3.5.4 数据处理区与数据仓库之间的流量调节
数据在数据处理区完成清洗转换后,就得往数据仓库里装了。传统ETL环境下这根本不是问题——所有数据都走专门的数据加载器(各家厂商都有自己的工具,加载效率比别的方法都高)。除了维度表和事实表,索引和物化视图也会被妥善处理。但到了准实时ETL这儿就行不通了,因为仓库服务器现在得一边让终端用户查数据,一边往被查询的表和物化视图里灌新数据,再想像以前那样等仓库闲下来慢慢加载根本不可能,所以必须研究新架构。
翻译说明:
- \"off-line idle warehouse\"意译为\"等仓库闲下来\"更生动
We envision an architecture where the flow of data from the DPA to the warehouse is regulated by a data Warehouse Flow Regulator (WFlowR) so that (a) the warehouse receives data according to the demands of users for freshness and completeness, (b) the querying processes that are initiated by the users are not significantly delayed and (c) no data are lost at the DPA side due to the overflow of produced tuples as compared to the availability of loading at the warehouse side. The ultimate desideratum is to maximize the satisfaction of the above antagonizing goals while spending as few system resources as possible in terms of main memory, hard disk and CPU cycles.
我们设想这样一种架构:在数据处理区(DPA)到数据仓库之间加个仓库流量调节器(WFlowR),让它来管三件事:(a)按用户对数据新鲜度和完整性的要求往仓库送数据;(b)确保用户发起的查询不会被明显拖慢;(c)防止因为仓库来不及加载,导致DPA这边处理好的数据积压太多最后丢失。终极目标就是用最少的内存、硬盘和CPU资源,在这几个互相矛盾的需求之间找到最佳平衡点。
翻译说明:
- \"antagonizing goals\"译为\"互相矛盾的需求\"
The technical issues that arise are similar to the case of flow regulation between sources and the DPA and can be listed as follows:
• Once again, we need to take care of communication protocols, compression and encryption as well as a decision on the granularity of transmitted data.
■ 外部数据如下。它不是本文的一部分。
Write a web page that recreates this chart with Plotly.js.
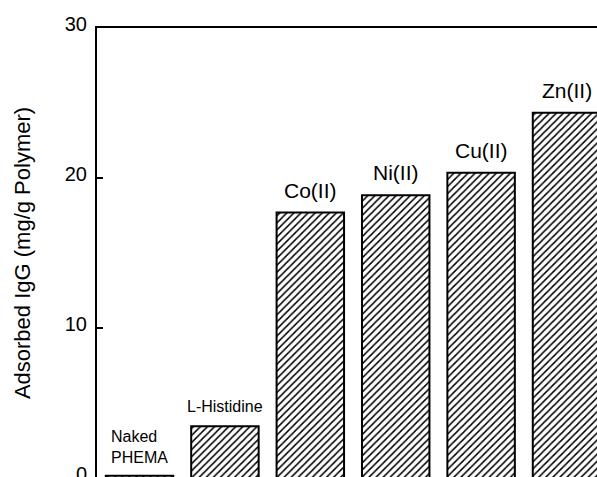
<!DOCTYPE html>
<html>
<head>
<meta charset="utf-8">
<script src="https://cdn.plot.ly/plotly-3.0.1.min.js"></script>
<style>
html, body { margin: 0; padding: 0; width: 597px; height: 477px; overflow: hidden; background: #fff; }
#wrap { width: 597px; height: 477px; overflow: hidden; }
</style>
</head>
<body>
<div id="wrap"><div id="chart"></div></div>
<script>
// Data
const categories = ["Naked PHEMA", "L-Histidine", "Co(II)", "Ni(II)", "Cu(II)", "Zn(II)"];
const barLabels = ["Naked<br>PHEMA", "L-Histidine", "Co(II)", "Ni(II)", "Cu(II)", "Zn(II)"];
const adsorbedIgG = [0.15, 3.45, 17.7, 18.85, 20.35, 24.35];
const yTickVals = [0, 10, 20, 30];
const yTickText = ["0", "10", "20", "30"];

const FONT = "'Liberation Sans', Arial, Helvetica, sans-serif";

const trace = {
  type: "bar",
  x: categories,
  y: adsorbedIgG,
  width: 0.79,
  marker: {
    color: "#ffffff",
    line: { color: "#000000", width: 2 },
    pattern: { shape: "/", fgcolor: "#000000", bgcolor: "#ffffff", size: 5, solidity: 0.3 }
  },
  hoverinfo: "x+y"
};

const labelSizes = [16, 16, 21, 21, 21, 21];
const annotations = categories.map((c, i) => ({
  x: c,
  y: adsorbedIgG[i],
  xref: "x",
  yref: "y",
  text: barLabels[i],
  showarrow: false,
  yanchor: "bottom",
  align: i === 0 ? "left" : "center",
  yshift: i === 0 ? 8 : 9,
  font: { family: FONT, size: labelSizes[i], color: "#000" }
}));

const layout = {
  width: 597,
  height: 560,
  margin: { l: 97, r: 0, t: 28, b: 82 },
  paper_bgcolor: "#ffffff",
  plot_bgcolor: "#ffffff",
  showlegend: false,
  font: { family: FONT, color: "#000" },
  xaxis: {
    type: "category",
    range: [-0.498, 5.357],
    showline: true,
    mirror: true,
    linecolor: "#000",
    linewidth: 2,
    showticklabels: false,
    ticks: "",
    showgrid: false,
    zeroline: false,
    fixedrange: true
  },
  yaxis: {
    range: [0, 30],
    tickvals: yTickVals,
    ticktext: yTickText,
    ticks: "inside",
    ticklen: 6,
    tickwidth: 2,
    tickcolor: "#000",
    showline: true,
    linecolor: "#000",
    linewidth: 2,
    showgrid: false,
    zeroline: false,
    ticklabelstandoff: 4,
    ticklabelshift: -4,
    tickfont: { family: FONT, size: 20, color: "#000" },
    title: {
      text: "Adsorbed IgG (mg/g Polymer)",
      font: { family: FONT, size: 22, color: "#000" },
      standoff: 28
    },
    automargin: false,
    fixedrange: true
  },
  annotations: annotations
};

Plotly.newPlot("chart", [trace], layout, { displayModeBar: false, staticPlot: true });
</script>
</body>
</html>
• A scheduling policy concerning the order of data transmission is important. More important than that, though, is the issue of modus operandi, which offers the following options: (a) periodic, (b) push-based, propagating blocks of produced records to the warehouse as they come and (c) pull-based, where the scheduler decides to push data towards the warehouse given a request by the users or a predicted decrease of the warehouse load. As already mentioned, we anticipate the DPA to be the means to alleviate the possible overload of the sources and the warehouse and therefore, we find the second alternative less likely to be of practical use in warehouses with high load. On the contrary, this is a really useful solution for underused warehouses.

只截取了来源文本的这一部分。